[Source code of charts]
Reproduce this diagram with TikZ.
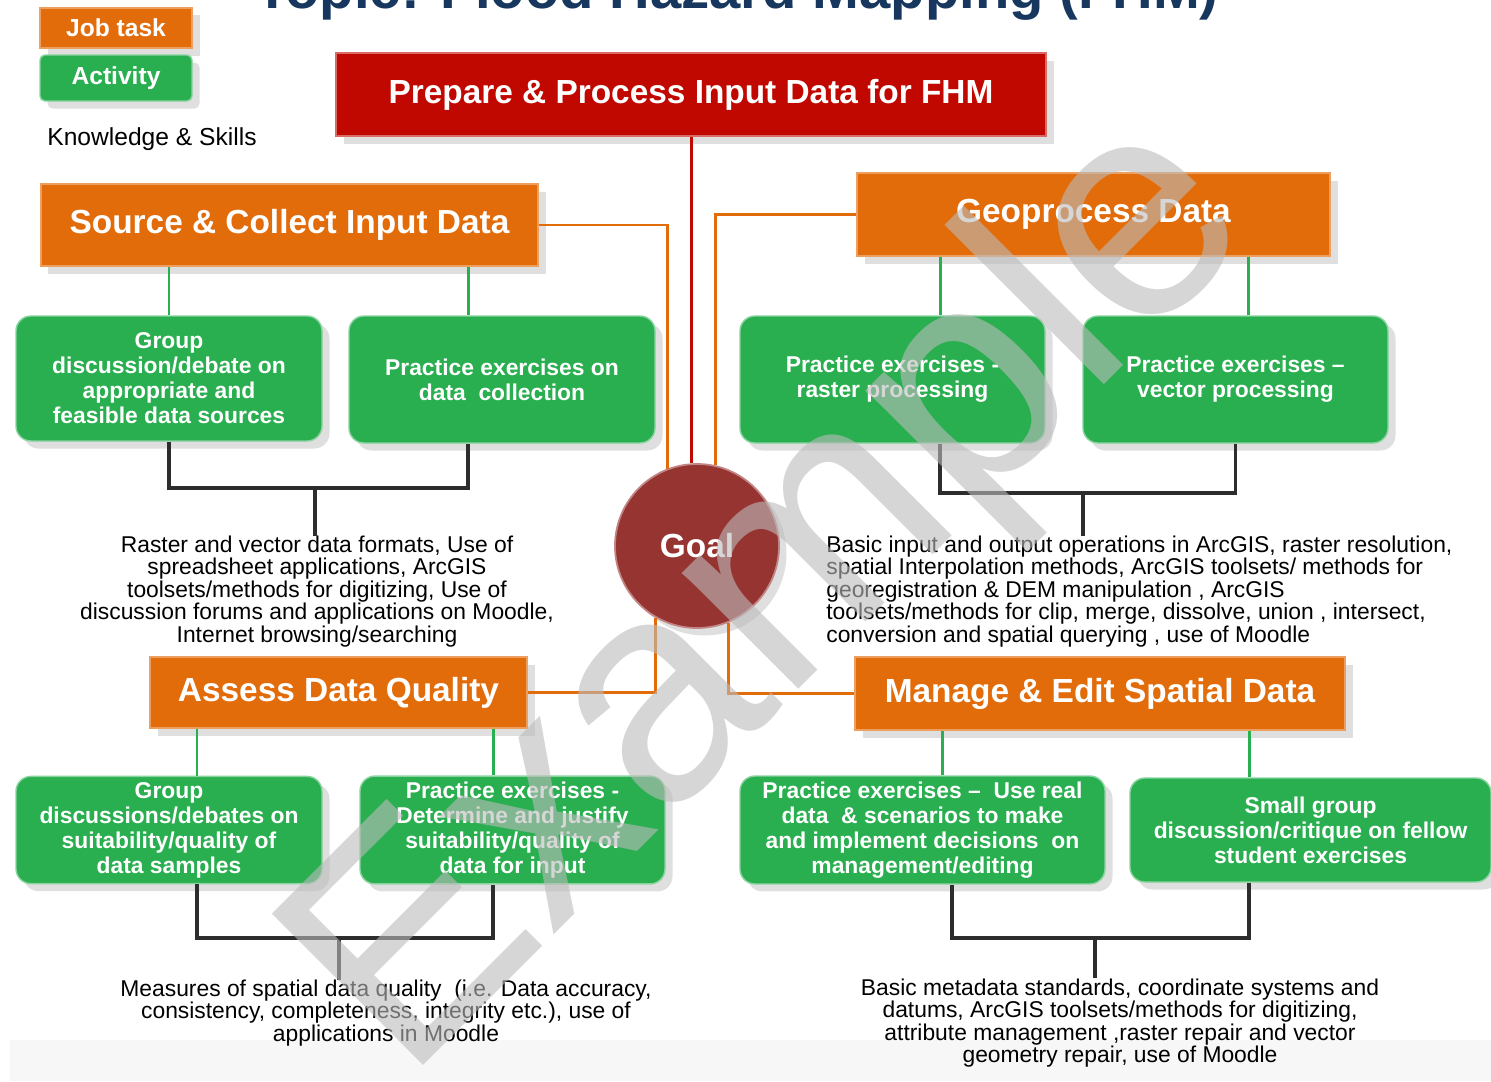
\documentclass[tikz,border=0pt]{standalone}
\usepackage{fontspec}
\setmainfont{Liberation Sans}
\usetikzlibrary{shadows}
\definecolor{taskorange}{RGB}{227,108,10}
\definecolor{actgreen}{RGB}{41,175,80}
\definecolor{prepred}{RGB}{192,8,0}
\definecolor{goalred}{RGB}{150,52,50}
\definecolor{titleblue}{RGB}{23,55,94}
\definecolor{knowgray}{RGB}{45,45,45}
\definecolor{markgray}{RGB}{187,187,187}

\begin{document}
\begin{tikzpicture}[
  jobbox/.style={rectangle, fill=taskorange, draw=taskorange!65!white, line width=0.8pt, text=white, font=\bfseries\fontsize{19}{22}\selectfont, drop shadow={opacity=0.25, shadow xshift=0.15cm, shadow yshift=-0.15cm}},
  actbox/.style={rectangle, rounded corners=0.3cm, fill=actgreen, draw=actgreen!55!white, line width=0.8pt, text=white, align=center, font=\bfseries\fontsize{13}{14.2}\selectfont, drop shadow={opacity=0.25, shadow xshift=0.15cm, shadow yshift=-0.15cm}},
  knowtext/.style={inner sep=0pt, text=black, font=\fontsize{13}{12.8}\selectfont},
  tasklink/.style={draw=taskorange, line width=1.7pt},
  actlink/.style={draw=actgreen, line width=1.7pt},
  knowlink/.style={draw=knowgray, line width=2.2pt}]
  \useasboundingbox (0cm, 0cm) rectangle (29.82cm, -21.62cm);
  \fill[gray!6] (0.2cm, -20.8cm) rectangle (29.82cm, -21.62cm);
  \node [anchor=base, text=titleblue, font=\bfseries\fontsize{32}{36}\selectfont] (title) at (14.74cm, -0.16cm) {Topic: Flood Hazard Mapping (FHM)};
  \node [jobbox, minimum width=3.04cm, minimum height=0.8cm, font=\bfseries\fontsize{14}{16}\selectfont] (job) at (2.32cm, -0.56cm) {Job task};
  \node [actbox, rounded corners=0.1cm, minimum width=3.04cm, minimum height=0.92cm, font=\bfseries\fontsize{14}{16}\selectfont] (act) at (2.32cm, -1.56cm) {Activity};
  \node [font=\fontsize{14}{16}\selectfont] (ks) at (3.04cm, -2.78cm) {Knowledge \& Skills};
  \node [jobbox, fill=prepred, draw=prepred!60!white, minimum width=14.2cm, minimum height=1.66cm] (prep) at (13.82cm, -1.89cm) {Prepare \& Process Input Data for FHM};
  \node [jobbox, minimum width=9.94cm, minimum height=1.64cm] (src) at (5.79cm, -4.5cm) {Source \& Collect Input Data};
  \node [jobbox, minimum width=9.46cm, minimum height=1.66cm] (geo) at (21.87cm, -4.29cm) {Geoprocess Data};
  \node [jobbox, minimum width=7.54cm, minimum height=1.42cm] (qual) at (6.77cm, -13.85cm) {Assess Data Quality};
  \node [jobbox, minimum width=9.8cm, minimum height=1.46cm] (manage) at (22cm, -13.87cm) {Manage \& Edit Spatial Data};
  \node [circle, fill=goalred, draw=goalred!60!white, line width=1pt, minimum size=3.28cm, text=white, font=\bfseries\fontsize{19}{22}\selectfont, drop shadow={opacity=0.25, shadow xshift=0.15cm, shadow yshift=-0.15cm}] (goal) at (13.94cm, -10.92cm) {Goal};
  \node [actbox, minimum width=6.12cm, minimum height=2.5cm] (g1) at (3.38cm, -7.57cm) {Group\\discussion/debate on\\appropriate and\\feasible data sources};
  \node [actbox, minimum width=6.12cm, minimum height=2.54cm] (g2) at (10.04cm, -7.59cm) {Practice exercises on\\data\ \ collection};
  \node [actbox, minimum width=6.1cm, minimum height=2.54cm] (g3) at (17.85cm, -7.59cm) {Practice exercises -\\raster processing};
  \node [actbox, minimum width=6.1cm, minimum height=2.54cm] (g4) at (24.71cm, -7.59cm) {Practice exercises --\\vector processing};
  \node [actbox, minimum width=6.12cm, minimum height=2.08cm] (g5) at (3.38cm, -16.6cm) {Group\\discussions/debates on\\suitability/quality of\\data samples};
  \node [actbox, minimum width=6.1cm, minimum height=2.08cm] (g6) at (10.25cm, -16.6cm) {Practice exercises -\\Determine and justify\\suitability/quality of\\data for input};
  \node [actbox, minimum width=7.3cm, minimum height=2.08cm] (g7) at (18.45cm, -16.6cm) {Practice exercises --\ \ Use real\\data\ \ \& scenarios to make\\and implement decisions\ \ on\\management/editing};
  \node [actbox, minimum width=7.22cm, minimum height=2.08cm] (g8) at (26.21cm, -16.6cm) {Small group\\discussion/critique on fellow\\student exercises};
  \node [knowtext, align=center] (k1) at (6.34cm, -11.83cm) {Raster and vector data formats, Use of\\spreadsheet applications, ArcGIS\\toolsets/methods for digitizing, Use of\\discussion forums and applications on Moodle,\\Internet browsing/searching};
  \node [knowtext, align=left, anchor=west] (k2) at (16.52cm, -11.83cm) {Basic input and output operations in ArcGIS, raster resolution,\\spatial Interpolation methods, ArcGIS toolsets/ methods for\\georegistration \& DEM manipulation , ArcGIS\\toolsets/methods for clip, merge, dissolve, union , intersect,\\conversion and spatial querying , use of Moodle};
  \node [knowtext, align=center] (k3) at (7.72cm, -20.26cm) {Measures of spatial data quality\ \ (i.e. Data accuracy,\\consistency, completeness, integrity etc.), use of\\applications in Moodle};
  \node [knowtext, align=center] (k4) at (22.4cm, -20.46cm) {Basic metadata standards, coordinate systems and\\datums, ArcGIS toolsets/methods for digitizing,\\attribute management ,raster repair and vector\\geometry repair, use of Moodle};
  \coordinate (b1) at (6.3cm, -9.76cm);
  \coordinate (b2) at (21.66cm, -9.86cm);
  \coordinate (b3) at (6.78cm, -18.76cm);
  \coordinate (b4) at (21.9cm, -18.76cm);
  \draw [draw=prepred, line width=1.7pt] (prep.south) -- (prep.south |- goal.north);
  \draw [tasklink] (src.east) -| (goal.111);
  \draw [tasklink] (geo.west) -| (goal.77);
  \draw [tasklink] (qual.east) -| (goal.240);
  \draw [tasklink] (manage.west) -| (goal.292);
  \draw [actlink] (g1.north) -- (g1.north |- src.south);
  \draw [actlink] ([xshift=-0.68cm]g2.north) -- ([xshift=-0.68cm]g2.north |- src.south);
  \draw [actlink] ([xshift=0.95cm]g3.north) -- ([xshift=0.95cm]g3.north |- geo.south);
  \draw [actlink] ([xshift=0.25cm]g4.north) -- ([xshift=0.25cm]g4.north |- geo.south);
  \draw [actlink] ([xshift=0.56cm]g5.north) -- ([xshift=0.56cm]g5.north |- qual.south);
  \draw [actlink] ([xshift=-0.39cm]g6.north) -- ([xshift=-0.39cm]g6.north |- qual.south);
  \draw [actlink] ([xshift=0.39cm]g7.north) -- ([xshift=0.39cm]g7.north |- manage.south);
  \draw [actlink] ([xshift=-1.23cm]g8.north) -- ([xshift=-1.23cm]g8.north |- manage.south);
  \draw [knowlink] (g1.south) |- (b1) -| ([xshift=-0.68cm]g2.south);
  \draw [knowlink] (b1) -- (b1 |- k1.north);
  \draw [knowlink] ([xshift=0.95cm]g3.south) |- (b2) -| (g4.south);
  \draw [knowlink] (b2) -- (b2 |- k2.north);
  \draw [knowlink] ([xshift=0.56cm]g5.south) |- (b3) -| ([xshift=-0.39cm]g6.south);
  \draw [knowlink] (b3) -- (b3 |- k3.north);
  \draw [knowlink] ([xshift=0.59cm]g7.south) |- (b4) -| ([xshift=-1.23cm]g8.south);
  \draw [knowlink] (b4) -- (b4 |- k4.north);
  \node [rotate=45, text=markgray, opacity=0.6, font=\fontsize{177}{177}\selectfont] (mark) at (15.52cm, -11.98cm) {Example};
\end{tikzpicture}
\end{document}
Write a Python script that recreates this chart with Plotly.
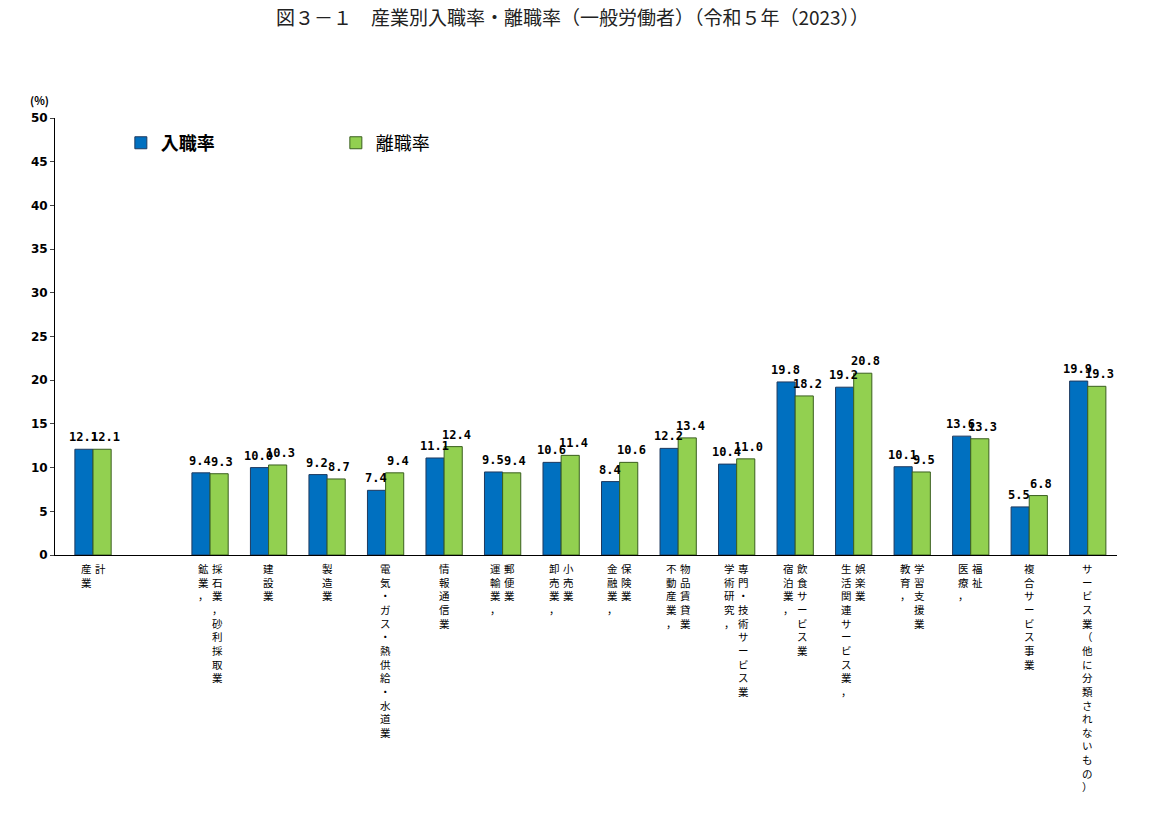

### Problem requirements
Show the lines of the material that contain the word "with".

### Task response
Reproduce this diagram with TikZ.
Write a Python script that recreates this chart with Plotly.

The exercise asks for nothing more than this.